# Rocking chair painting?



## BostonDartFrogs (10 mo ago)

Anyone know of a tutorial on how to paint/finish this to make it go with our swamp witch theme?


----------



## corey872 (Jan 10, 2010)

Not sure I've ever seen a 'swamp rocking chair' tutorial. There are a few on here for 'rust' which might be a good start. Or as I always say, "you can never go wrong with black". Possibly add some green/brown splotches on top of that and some moss?


----------



## RoxyBlue (Oct 6, 2008)

In addition to what corey suggested, you should also consider aging the piece, A good place to start is to check out methods for distressing wood furniture to make it look old and well- used, and therefore much more fitting for a witchy theme.
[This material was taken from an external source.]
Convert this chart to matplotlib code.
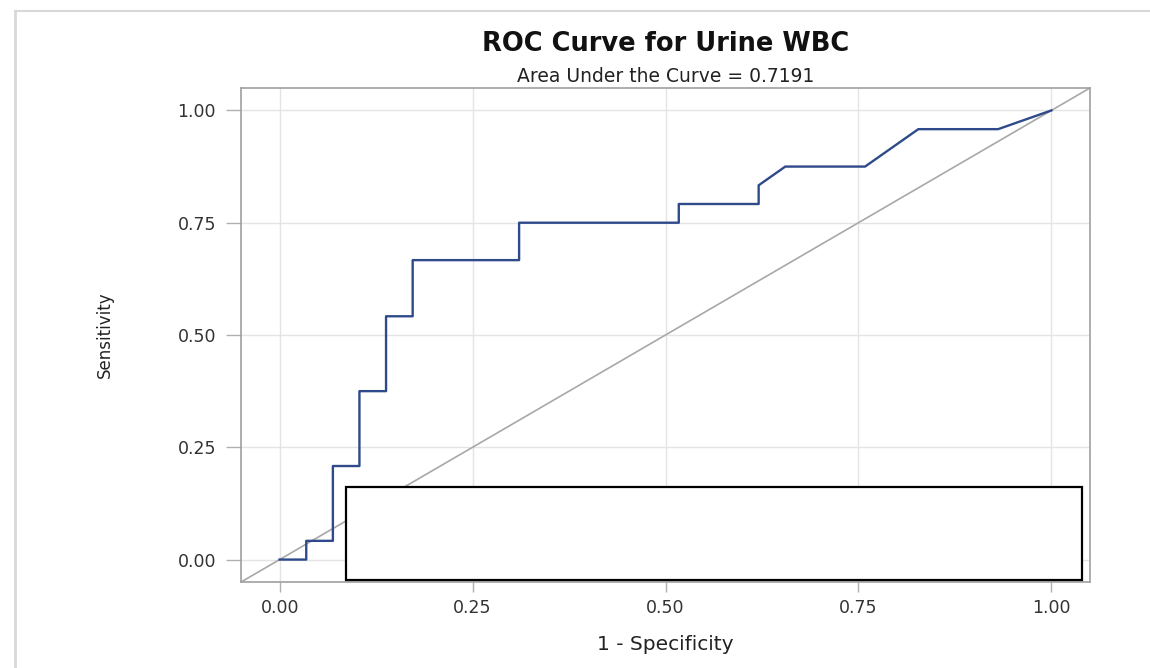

There are a number of tutorials on line that use a variety of techniques ( including beating the rocker with a metal chain to dent it up).


----------



## fontgeek (Jul 24, 2006)

I guess a lot depends upon what you need or want it to look like, keep in mind how it/the scene will be lit and seen.
Will it have a witch or something sitting on it? If it's going to be covered by a person or something, then you need to keep that in mind too.
For an easy "aged" look, maybe laying down an oil based paint first, then scuff it a bit for tooth, then apply a water based latex over it, hopefully, this will make the latex crack and peel a bit.


----------



## kallen (Jun 23, 2008)

Ill add in to all of above, look into Crackle Paint. It will give that old weathered look pretty good and then dry brush your final color over it to highlight. Works good on signs also.


----------